• **Given exercise**
Emit the data below verbatim, stripping out any pictures.

--- START OF Recorded information ---

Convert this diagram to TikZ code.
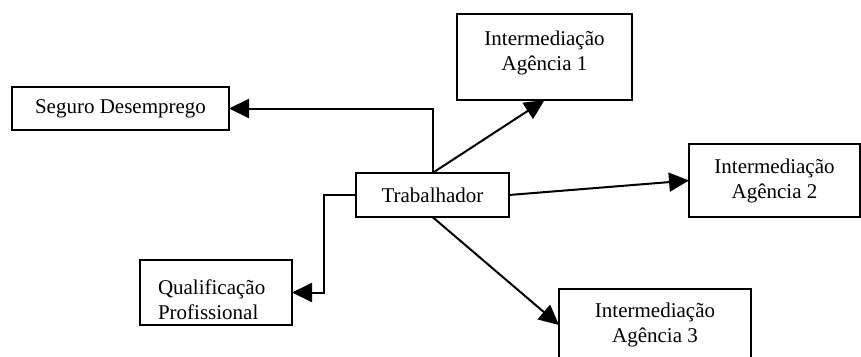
\documentclass[tikz,border=0pt]{standalone}
\usepackage{fontspec}
\setmainfont{Liberation Serif}
\usetikzlibrary{positioning,arrows.meta,calc}
\tikzset{
	box/.style={draw, line width=2pt, rectangle, inner sep=0pt, outer sep=0pt, font=\fontsize{21}{25}\selectfont, align=center},
	flow/.style={line width=2pt, -{Triangle[length=20pt,width=19pt]}},
}
\begin{document}
\begin{tikzpicture}[x=1pt,y=1pt]
	\useasboundingbox (0,0) rectangle (861,-356);
	\clip (0,0) rectangle (861,-356);
	\node[box, minimum width=153pt, minimum height=44pt] (trab) at (432.5,-195) {Trabalhador};
	\node[box, minimum width=217pt, minimum height=43pt, above left=43pt and 127pt of trab] (seguro) {Seguro Desemprego};
	\node[box, minimum width=175pt, minimum height=86pt, text depth=12pt, above=73pt of trab, xshift=112pt] (ag1) {Intermediação\\Agência 1};
	\node[box, minimum width=171pt, minimum height=73pt, right=180pt of trab, yshift=14.5pt] (ag2) {Intermediação\\Agência 2};
	\node[box, minimum width=192pt, minimum height=72pt, below right=72pt and 50pt of trab] (ag3) {Intermediação\\Agência 3};
	\node[box, minimum width=152pt, minimum height=65pt, text width=116pt, text height=29pt, align=left, below left=43pt and 64pt of trab] (qualif) {Qualificação\\Profissional};

	\draw[flow] (trab.north) |- (seguro.east);
	\draw[flow] (trab.north) -- (ag1.south);
	\draw[flow] (trab.east) -- (ag2.west);
	\draw[flow] (trab.south) -- (ag3.west);
	\draw[flow] (trab.west) -| ($(trab.west)!.5!(qualif.east)$) |- (qualif.east);
\end{tikzpicture}
\end{document}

--- END OF Recorded information ---

• **Response to the exercise**
Convert this diagram to TikZ code.
\documentclass[tikz,border=0pt]{standalone}
\usepackage{fontspec}
\setmainfont{Liberation Serif}
\usetikzlibrary{positioning,arrows.meta,calc}
\tikzset{
	box/.style={draw, line width=2pt, rectangle, inner sep=0pt, outer sep=0pt, font=\fontsize{21}{25}\selectfont, align=center},
	flow/.style={line width=2pt, -{Triangle[length=20pt,width=19pt]}},
}
\begin{document}
\begin{tikzpicture}[x=1pt,y=1pt]
	\useasboundingbox (0,0) rectangle (861,-356);
	\clip (0,0) rectangle (861,-356);
	\node[box, minimum width=153pt, minimum height=44pt] (trab) at (432.5,-195) {Trabalhador};
	\node[box, minimum width=217pt, minimum height=43pt, above left=43pt and 127pt of trab] (seguro) {Seguro Desemprego};
	\node[box, minimum width=175pt, minimum height=86pt, text depth=12pt, above=73pt of trab, xshift=112pt] (ag1) {Intermediação\\Agência 1};
	\node[box, minimum width=171pt, minimum height=73pt, right=180pt of trab, yshift=14.5pt] (ag2) {Intermediação\\Agência 2};
	\node[box, minimum width=192pt, minimum height=72pt, below right=72pt and 50pt of trab] (ag3) {Intermediação\\Agência 3};
	\node[box, minimum width=152pt, minimum height=65pt, text width=116pt, text height=29pt, align=left, below left=43pt and 64pt of trab] (qualif) {Qualificação\\Profissional};

	\draw[flow] (trab.north) |- (seguro.east);
	\draw[flow] (trab.north) -- (ag1.south);
	\draw[flow] (trab.east) -- (ag2.west);
	\draw[flow] (trab.south) -- (ag3.west);
	\draw[flow] (trab.west) -| ($(trab.west)!.5!(qualif.east)$) |- (qualif.east);
\end{tikzpicture}
\end{document}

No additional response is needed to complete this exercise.